Written instruction => Transcribe every line from the top down to the line with "import plotly.graph_objects as go", both ends included, but not the pictures.
START
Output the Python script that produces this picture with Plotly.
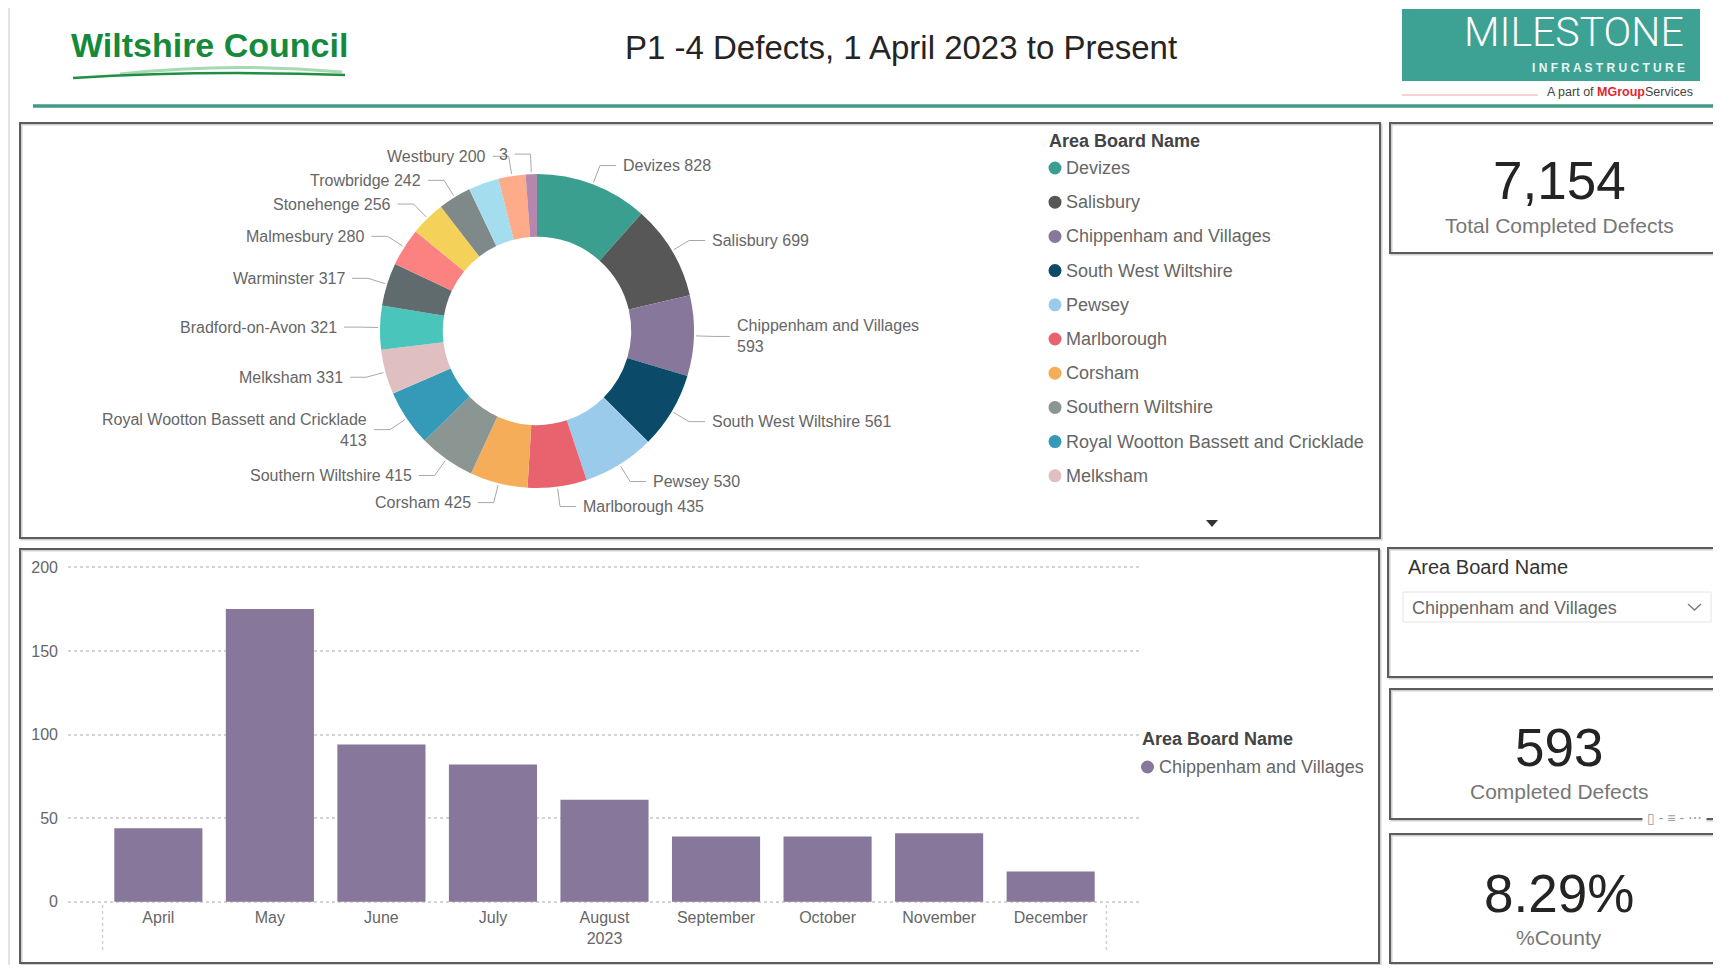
import math
import plotly.graph_objects as go

# Page is photographed at 1721x973; the default body margin (8px) is kept,
# so the figure is sized to fit inside it exactly.
PAGE_W, PAGE_H = 1721, 973
OX, OY = 8, 8
W, H = PAGE_W - 2 * OX, PAGE_H - 2 * OY

# ---------------- data ----------------
area_names = [
    "Devizes", "Salisbury", "Chippenham and Villages", "South West Wiltshire",
    "Pewsey", "Marlborough", "Corsham", "Southern Wiltshire",
    "Royal Wootton Bassett and Cricklade", "Melksham", "Bradford-on-Avon",
    "Warminster", "Malmesbury", "Stonehenge", "Trowbridge", "Calne",
    "Westbury", "Tidworth",
]
area_defects = [828, 699, 593, 561, 530, 435, 425, 415, 413, 331, 321, 317,
                280, 256, 242, 225, 200, 83]
area_colors = [
    "#3B9F8F", "#575757", "#87789B", "#0C4A6A", "#9BCBEB", "#E9636E",
    "#F5AD5A", "#8B9692", "#3599B8", "#DFBFBF", "#4AC5BB", "#5F6B6D",
    "#FB8281", "#F4D25A", "#7F898A", "#A4DDEE", "#FDAB89", "#B687AC",
]
hidden_labels = ["Calne"]
label_text_override = {"Tidworth": "3"}
legend_visible_count = 10

months = ["April", "May", "June", "July", "August", "September",
          "October", "November", "December"]
month_ticktext = ["April", "May", "June", "July", "August<br>2023",
                  "September", "October", "November", "December"]
chippenham_monthly = [44, 175, 94, 82, 61, 39, 39, 41, 18]
y_tickvals = [0, 50, 100, 150, 200]

selected_area = "Chippenham and Villages"

# ---------------- helpers ----------------
FONT = "Liberation Sans, Arial, sans-serif"
BAR_COLOR = "#87789B"
LABEL_GREY = "#666666"
DARK = "#252423"


def fx(x):
    return (x - OX) / W


def fy(y):
    return 1 - (y - OY) / H


shapes = []
annotations = []


def rect(x0, y0, x1, y1, color, width=1, fill="rgba(0,0,0,0)"):
    shapes.append(dict(type="rect", xref="paper", yref="paper",
                       x0=fx(x0), x1=fx(x1), y0=fy(y1), y1=fy(y0),
                       line=dict(color=color, width=width), fillcolor=fill,
                       layer="above"))


def line(x0, y0, x1, y1, color, width=1, dash=None):
    shapes.append(dict(type="line", xref="paper", yref="paper",
                       x0=fx(x0), x1=fx(x1), y0=fy(y0), y1=fy(y1),
                       line=dict(color=color, width=width, dash=dash),
                       layer="above"))


def path(points, color, width=1, fill=None, closed=False):
    d = "M " + " L ".join(f"{fx(x):.6f},{fy(y):.6f}" for x, y in points)
    if closed:
        d += " Z"
    shapes.append(dict(type="path", xref="paper", yref="paper", path=d,
                       line=dict(color=color, width=width),
                       fillcolor=fill or "rgba(0,0,0,0)", layer="above"))


def qpath(p0, pc, p1, color, width):
    d = (f"M {fx(p0[0]):.6f},{fy(p0[1]):.6f} Q {fx(pc[0]):.6f},{fy(pc[1]):.6f} "
         f"{fx(p1[0]):.6f},{fy(p1[1]):.6f}")
    shapes.append(dict(type="path", xref="paper", yref="paper", path=d,
                       line=dict(color=color, width=width), layer="above"))


def dot(cx, cy, r, color):
    shapes.append(dict(type="circle", xref="paper", yref="paper",
                       x0=fx(cx - r), x1=fx(cx + r), y0=fy(cy + r), y1=fy(cy - r),
                       fillcolor=color, line=dict(width=0), layer="above"))


def text(x, y, s, size, color, xanchor="center", yanchor="middle",
         bold=False, family=FONT, align=None, bgcolor=None, weight=None):
    annotations.append(dict(
        xref="paper", yref="paper", x=fx(x), y=fy(y), text=s,
        showarrow=False, xanchor=xanchor, yanchor=yanchor, borderpad=0,
        align=align or ("left" if xanchor == "left" else
                        "right" if xanchor == "right" else "center"),
        bgcolor=bgcolor,
        font=dict(size=size, color=color, family=family,
                  weight=weight or ("bold" if bold else "normal"))))


def panel(x0, y0, x1, y1):
    rect(x0 + 1.5, y0 + 1.5, x1 + 1.5, y1 + 1.5, "#d0d0d0", 2)
    rect(x0, y0, x1, y1, "#5c5c5c", 2)


fig = go.Figure()

# ---------------- header ----------------
line(9, 0, 9, PAGE_H, "#e4e4e4", 2)
text(209, 45, "Wiltshire Council", 34, "#168A3B", bold=True)
qpath((120, 74), (230, 62), (342, 72), "#a9d9b2", 3)
qpath((73, 78), (200, 70), (345, 75), "#1f8f43", 2.5)
text(901, 48, "P1 -4 Defects, 1 April 2023 to Present", 33, DARK)

rect(1402, 9, 1700, 81, "#3DA294", 0, fill="#3DA294")
text(1574, 32, "MILESTONE", 41, "white", family="Roboto, Liberation Sans",
     weight=300)
text(1608, 68, "I N F R A S T R U C T U R E", 12, "#e8f5f2", bold=True)
line(1402, 95, 1538, 95, "#F3A3A3", 1)
text(1620, 92,
     "A part of <b><span style='color:#E3262E'>MGroup</span></b>Services",
     12.5, "#444444")
line(33, 106, 1714, 106, "#3F9A8A", 3.5)

# ---------------- panels ----------------
panel(20, 123, 1380, 538)
panel(20, 549, 1379, 963)
panel(1390, 123, 1732, 253)
panel(1388, 548, 1732, 677)
panel(1390, 689, 1732, 819)
panel(1390, 834, 1732, 963)

# ---------------- donut ----------------
CX, CY, R = 537, 331, 157
R_ELBOW = 177
fig.add_trace(go.Pie(
    labels=area_names, values=area_defects,
    marker=dict(colors=area_colors, line=dict(width=0)),
    hole=0.6, sort=False, direction="clockwise", rotation=0,
    textinfo="none", showlegend=False,
    domain=dict(x=[fx(CX - R), fx(CX + R)], y=[fy(CY + R), fy(CY - R)]),
    hovertemplate="%{label}: %{value}<extra></extra>",
))

total = sum(area_defects)
cum = 0
for name, v in zip(area_names, area_defects):
    mid = (cum + v / 2) / total * 2 * math.pi
    cum += v
    if name in hidden_labels:
        continue
    s, c = math.sin(mid), math.cos(mid)
    ax_, ay_ = CX + (R + 2) * s, CY - (R + 2) * c
    ex, ey = CX + R_ELBOW * s, CY - R_ELBOW * c
    side = 1 if s >= 0 else -1
    path([(ax_, ay_), (ex, ey), (ex + side * 16, ey)], "#a8a8a8", 1)
    if name in label_text_override:
        lab = label_text_override[name]
    elif len(name) > 21:
        lab = f"{name}<br>{v}"
    else:
        lab = f"{name} {v}"
    text(ex + side * 22, ey, lab, 16, LABEL_GREY,
         xanchor="left" if side > 0 else "right")

# donut legend
text(1048, 141, "Area Board Name", 18, "#444444", xanchor="left", bold=True)
for i in range(legend_visible_count):
    yy = 168 + i * 34.2
    dot(1055, yy, 6.5, area_colors[i])
    text(1065, yy, area_names[i], 18, LABEL_GREY, xanchor="left")
path([(1206, 520), (1218, 520), (1212, 527)], "#333333", 0, fill="#333333",
     closed=True)

# ---------------- bar chart ----------------
Y0_PX, PX_PER_UNIT = 901.7, 1.672
Y_LO, Y_HI = -1.8, 201.8
fig.add_trace(go.Bar(
    x=months, y=chippenham_monthly, name=selected_area,
    marker=dict(color=BAR_COLOR, line=dict(width=0)), width=0.79,
    showlegend=False, xaxis="x", yaxis="y",
    hovertemplate="%{x}: %{y}<extra></extra>",
))
for xb in (-0.5, len(months) - 0.5):
    shapes.append(dict(type="line", xref="x", yref="paper", x0=xb, x1=xb,
                       y0=fy(950), y1=fy(902),
                       line=dict(color="#d0d0d0", width=1.5, dash="dot"),
                       layer="above"))

text(1141, 739, "Area Board Name", 18, "#444444", xanchor="left", bold=True)
dot(1147.5, 767, 6.5, BAR_COLOR)
text(1158, 767, selected_area, 18, LABEL_GREY, xanchor="left")

# ---------------- cards ----------------
sel_value = area_defects[area_names.index(selected_area)]
text(1559, 181, f"{total:,}", 53, DARK)
text(1559, 225, "Total Completed Defects", 21, "#777777")

text(1407, 567, "Area Board Name", 20, "#333333", xanchor="left")
rect(1403, 592, 1711, 622, "#e4e4e4", 1)
text(1411, 608, selected_area, 18, LABEL_GREY, xanchor="left")
path([(1688, 604), (1694.5, 610), (1701, 604)], "#777777", 1.3)

text(1559, 747, f"{sel_value}", 53, DARK)
text(1559, 791, "Completed Defects", 21, "#777777")
text(1674, 818, " ▯ - ≡ - ⋯ ", 14, "#9a9a9a", bgcolor="white")

text(1559, 893, f"{sel_value / total * 100:.2f}%", 53, DARK)
text(1559, 937, "%County", 21, "#777777")

# ---------------- layout ----------------
fig.update_layout(
    width=W, height=H, autosize=False,
    margin=dict(l=0, r=0, t=0, b=0),
    paper_bgcolor="white", plot_bgcolor="rgba(0,0,0,0)",
    font=dict(family=FONT, color=LABEL_GREY),
    showlegend=False,
    xaxis=dict(domain=[fx(68), fx(1141)], type="category",
               categoryorder="array", categoryarray=months,
               range=[-0.81, len(months) - 0.19],
               tickvals=months, ticktext=month_ticktext,
               showgrid=False, zeroline=False, showline=False, ticks="",
               ticklabelstandoff=1, automargin=False,
               tickfont=dict(size=16, color=LABEL_GREY), anchor="y"),
    yaxis=dict(domain=[fy(Y0_PX - Y_LO * PX_PER_UNIT),
                       fy(Y0_PX - Y_HI * PX_PER_UNIT)],
               range=[Y_LO, Y_HI],
               tickvals=y_tickvals, showgrid=True, gridcolor="#d4d4d4",
               griddash="dot", gridwidth=1.5, zeroline=False, showline=False,
               ticks="", ticklabelstandoff=9, automargin=False,
               tickfont=dict(size=16, color=LABEL_GREY), anchor="x"),
    shapes=shapes,
    annotations=annotations,
)

fig.write_html("out.html", config={"displayModeBar": False})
END
Result below =>
Output the Python script that produces this picture with Plotly.
import math
import plotly.graph_objects as go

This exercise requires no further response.